THE PROBLEM:
Extract word for word the lines of the listing from its start to the line holding "from bokeh.resources import INLINE", both ends kept; pictures are not part of the copy.

DATA SEGMENT:
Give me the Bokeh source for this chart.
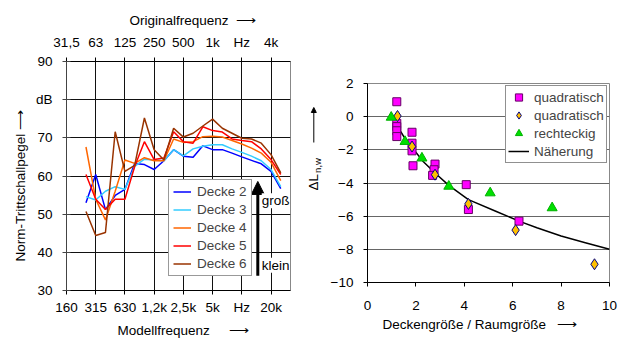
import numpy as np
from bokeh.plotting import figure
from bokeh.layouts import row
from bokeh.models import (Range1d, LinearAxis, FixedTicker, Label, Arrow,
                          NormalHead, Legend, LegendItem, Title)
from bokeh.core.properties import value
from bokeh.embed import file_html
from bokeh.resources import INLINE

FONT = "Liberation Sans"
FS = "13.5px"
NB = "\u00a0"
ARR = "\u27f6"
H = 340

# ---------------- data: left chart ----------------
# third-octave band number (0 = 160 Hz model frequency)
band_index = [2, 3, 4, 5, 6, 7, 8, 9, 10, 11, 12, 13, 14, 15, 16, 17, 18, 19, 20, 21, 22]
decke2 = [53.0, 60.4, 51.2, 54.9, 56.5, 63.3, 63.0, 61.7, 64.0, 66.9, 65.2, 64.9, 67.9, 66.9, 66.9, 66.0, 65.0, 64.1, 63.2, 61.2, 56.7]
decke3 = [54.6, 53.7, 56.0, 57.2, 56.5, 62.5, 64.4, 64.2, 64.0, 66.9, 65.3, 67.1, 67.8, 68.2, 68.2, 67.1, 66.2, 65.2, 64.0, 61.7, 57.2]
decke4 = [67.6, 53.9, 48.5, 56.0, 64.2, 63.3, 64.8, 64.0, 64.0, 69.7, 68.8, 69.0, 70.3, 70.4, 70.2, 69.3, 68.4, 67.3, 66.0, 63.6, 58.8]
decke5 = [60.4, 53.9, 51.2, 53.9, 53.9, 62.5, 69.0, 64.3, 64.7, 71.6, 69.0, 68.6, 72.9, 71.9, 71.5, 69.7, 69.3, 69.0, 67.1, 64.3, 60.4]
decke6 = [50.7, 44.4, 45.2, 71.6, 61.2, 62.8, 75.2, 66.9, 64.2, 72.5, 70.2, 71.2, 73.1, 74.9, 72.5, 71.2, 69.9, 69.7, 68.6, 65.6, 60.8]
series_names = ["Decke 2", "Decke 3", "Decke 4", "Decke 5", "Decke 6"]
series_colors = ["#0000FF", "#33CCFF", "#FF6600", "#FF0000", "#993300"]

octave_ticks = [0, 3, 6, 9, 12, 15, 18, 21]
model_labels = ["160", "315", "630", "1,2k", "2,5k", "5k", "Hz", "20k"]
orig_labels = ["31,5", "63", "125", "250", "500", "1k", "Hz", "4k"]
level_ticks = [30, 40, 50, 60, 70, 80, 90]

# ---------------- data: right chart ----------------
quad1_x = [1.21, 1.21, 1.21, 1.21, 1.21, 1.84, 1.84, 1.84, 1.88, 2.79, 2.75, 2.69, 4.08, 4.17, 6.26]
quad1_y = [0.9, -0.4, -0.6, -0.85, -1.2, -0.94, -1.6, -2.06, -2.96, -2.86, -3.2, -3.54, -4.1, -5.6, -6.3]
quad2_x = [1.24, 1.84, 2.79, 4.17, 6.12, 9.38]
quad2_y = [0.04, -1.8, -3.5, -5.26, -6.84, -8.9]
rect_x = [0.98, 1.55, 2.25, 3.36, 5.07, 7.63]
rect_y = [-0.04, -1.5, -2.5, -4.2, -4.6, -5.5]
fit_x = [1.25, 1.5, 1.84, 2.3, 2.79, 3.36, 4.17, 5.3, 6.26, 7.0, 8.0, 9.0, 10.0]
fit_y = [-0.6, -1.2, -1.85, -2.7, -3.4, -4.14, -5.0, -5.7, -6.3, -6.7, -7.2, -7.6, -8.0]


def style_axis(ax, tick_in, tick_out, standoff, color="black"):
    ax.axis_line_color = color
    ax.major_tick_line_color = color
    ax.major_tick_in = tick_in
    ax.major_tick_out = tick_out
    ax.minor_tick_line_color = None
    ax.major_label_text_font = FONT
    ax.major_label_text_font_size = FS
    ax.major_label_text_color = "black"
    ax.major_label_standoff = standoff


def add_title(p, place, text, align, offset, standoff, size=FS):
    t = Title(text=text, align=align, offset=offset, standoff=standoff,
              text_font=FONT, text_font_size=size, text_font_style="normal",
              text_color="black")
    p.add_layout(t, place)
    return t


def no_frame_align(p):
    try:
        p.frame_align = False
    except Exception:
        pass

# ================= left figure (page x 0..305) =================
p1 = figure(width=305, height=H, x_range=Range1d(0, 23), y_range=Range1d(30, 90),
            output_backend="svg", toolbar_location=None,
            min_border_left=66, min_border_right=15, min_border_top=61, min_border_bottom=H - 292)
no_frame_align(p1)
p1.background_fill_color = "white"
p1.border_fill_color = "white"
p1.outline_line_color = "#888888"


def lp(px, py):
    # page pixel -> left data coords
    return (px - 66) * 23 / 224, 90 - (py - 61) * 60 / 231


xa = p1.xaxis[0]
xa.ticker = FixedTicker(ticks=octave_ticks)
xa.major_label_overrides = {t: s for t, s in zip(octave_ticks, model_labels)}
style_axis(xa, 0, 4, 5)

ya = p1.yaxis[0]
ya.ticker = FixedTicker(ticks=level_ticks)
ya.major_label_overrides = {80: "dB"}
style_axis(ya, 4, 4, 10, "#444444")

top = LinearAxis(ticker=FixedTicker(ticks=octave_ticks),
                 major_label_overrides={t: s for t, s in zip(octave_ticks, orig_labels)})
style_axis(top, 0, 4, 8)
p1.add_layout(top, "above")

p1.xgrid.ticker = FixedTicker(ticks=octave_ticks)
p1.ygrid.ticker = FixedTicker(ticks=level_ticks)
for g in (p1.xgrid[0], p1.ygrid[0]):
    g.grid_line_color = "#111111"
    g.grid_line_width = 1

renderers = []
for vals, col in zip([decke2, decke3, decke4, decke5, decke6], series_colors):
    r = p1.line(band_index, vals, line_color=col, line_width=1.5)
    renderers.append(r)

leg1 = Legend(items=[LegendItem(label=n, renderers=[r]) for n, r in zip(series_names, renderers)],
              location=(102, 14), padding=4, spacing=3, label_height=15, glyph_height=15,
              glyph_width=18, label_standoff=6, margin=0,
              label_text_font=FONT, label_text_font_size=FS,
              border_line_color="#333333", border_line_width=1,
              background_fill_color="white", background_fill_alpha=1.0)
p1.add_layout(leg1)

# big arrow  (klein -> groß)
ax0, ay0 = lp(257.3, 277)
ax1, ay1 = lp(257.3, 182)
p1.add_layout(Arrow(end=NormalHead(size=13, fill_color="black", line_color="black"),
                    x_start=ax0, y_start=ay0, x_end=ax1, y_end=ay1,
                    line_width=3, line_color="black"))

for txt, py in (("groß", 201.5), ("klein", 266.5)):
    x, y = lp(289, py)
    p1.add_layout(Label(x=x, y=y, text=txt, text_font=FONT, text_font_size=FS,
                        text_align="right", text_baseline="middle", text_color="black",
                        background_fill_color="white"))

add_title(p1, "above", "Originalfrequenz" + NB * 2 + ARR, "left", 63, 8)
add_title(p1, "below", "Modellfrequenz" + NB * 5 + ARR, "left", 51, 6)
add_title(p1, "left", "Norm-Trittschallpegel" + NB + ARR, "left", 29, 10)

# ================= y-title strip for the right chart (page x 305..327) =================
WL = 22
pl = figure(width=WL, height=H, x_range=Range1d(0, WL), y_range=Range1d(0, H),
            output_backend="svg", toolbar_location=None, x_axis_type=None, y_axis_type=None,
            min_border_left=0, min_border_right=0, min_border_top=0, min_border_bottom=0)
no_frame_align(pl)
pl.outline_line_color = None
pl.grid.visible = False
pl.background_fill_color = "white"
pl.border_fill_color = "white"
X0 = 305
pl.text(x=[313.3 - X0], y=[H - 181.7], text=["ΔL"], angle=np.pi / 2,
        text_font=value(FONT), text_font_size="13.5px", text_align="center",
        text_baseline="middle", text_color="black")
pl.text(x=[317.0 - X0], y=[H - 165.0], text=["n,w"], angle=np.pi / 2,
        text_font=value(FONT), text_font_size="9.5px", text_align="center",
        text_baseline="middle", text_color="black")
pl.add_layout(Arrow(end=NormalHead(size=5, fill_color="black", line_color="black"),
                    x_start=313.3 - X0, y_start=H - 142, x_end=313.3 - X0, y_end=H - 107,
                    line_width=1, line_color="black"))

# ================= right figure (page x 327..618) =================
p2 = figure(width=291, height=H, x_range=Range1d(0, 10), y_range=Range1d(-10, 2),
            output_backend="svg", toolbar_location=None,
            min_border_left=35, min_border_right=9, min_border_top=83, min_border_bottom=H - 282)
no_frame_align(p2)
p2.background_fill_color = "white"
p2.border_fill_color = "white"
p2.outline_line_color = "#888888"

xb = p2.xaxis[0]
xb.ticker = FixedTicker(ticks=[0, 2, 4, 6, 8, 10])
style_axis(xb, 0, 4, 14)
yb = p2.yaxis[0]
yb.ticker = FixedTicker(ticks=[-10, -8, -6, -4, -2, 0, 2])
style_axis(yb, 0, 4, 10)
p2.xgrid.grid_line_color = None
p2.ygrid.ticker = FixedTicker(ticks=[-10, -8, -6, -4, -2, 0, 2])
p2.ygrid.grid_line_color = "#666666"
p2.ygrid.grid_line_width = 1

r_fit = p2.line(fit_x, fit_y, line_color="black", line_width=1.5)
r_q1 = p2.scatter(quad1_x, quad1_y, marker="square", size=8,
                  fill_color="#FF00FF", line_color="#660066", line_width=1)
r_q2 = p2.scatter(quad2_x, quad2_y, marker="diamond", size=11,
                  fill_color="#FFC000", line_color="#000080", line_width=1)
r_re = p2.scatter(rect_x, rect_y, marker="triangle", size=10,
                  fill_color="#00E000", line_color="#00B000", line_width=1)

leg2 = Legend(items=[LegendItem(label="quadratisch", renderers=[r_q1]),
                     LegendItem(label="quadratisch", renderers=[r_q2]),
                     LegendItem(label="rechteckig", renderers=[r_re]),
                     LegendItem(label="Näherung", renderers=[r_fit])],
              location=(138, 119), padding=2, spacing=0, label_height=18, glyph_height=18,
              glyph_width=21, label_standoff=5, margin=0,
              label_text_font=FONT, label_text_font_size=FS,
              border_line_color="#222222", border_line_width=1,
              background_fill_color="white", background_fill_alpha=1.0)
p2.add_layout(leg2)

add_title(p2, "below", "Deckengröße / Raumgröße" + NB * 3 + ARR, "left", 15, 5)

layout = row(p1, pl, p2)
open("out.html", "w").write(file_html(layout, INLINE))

EXERCISE RESPONSE:
Give me the Bokeh source for this chart.
import numpy as np
from bokeh.plotting import figure
from bokeh.layouts import row
from bokeh.models import (Range1d, LinearAxis, FixedTicker, Label, Arrow,
                          NormalHead, Legend, LegendItem, Title)
from bokeh.core.properties import value
from bokeh.embed import file_html
from bokeh.resources import INLINE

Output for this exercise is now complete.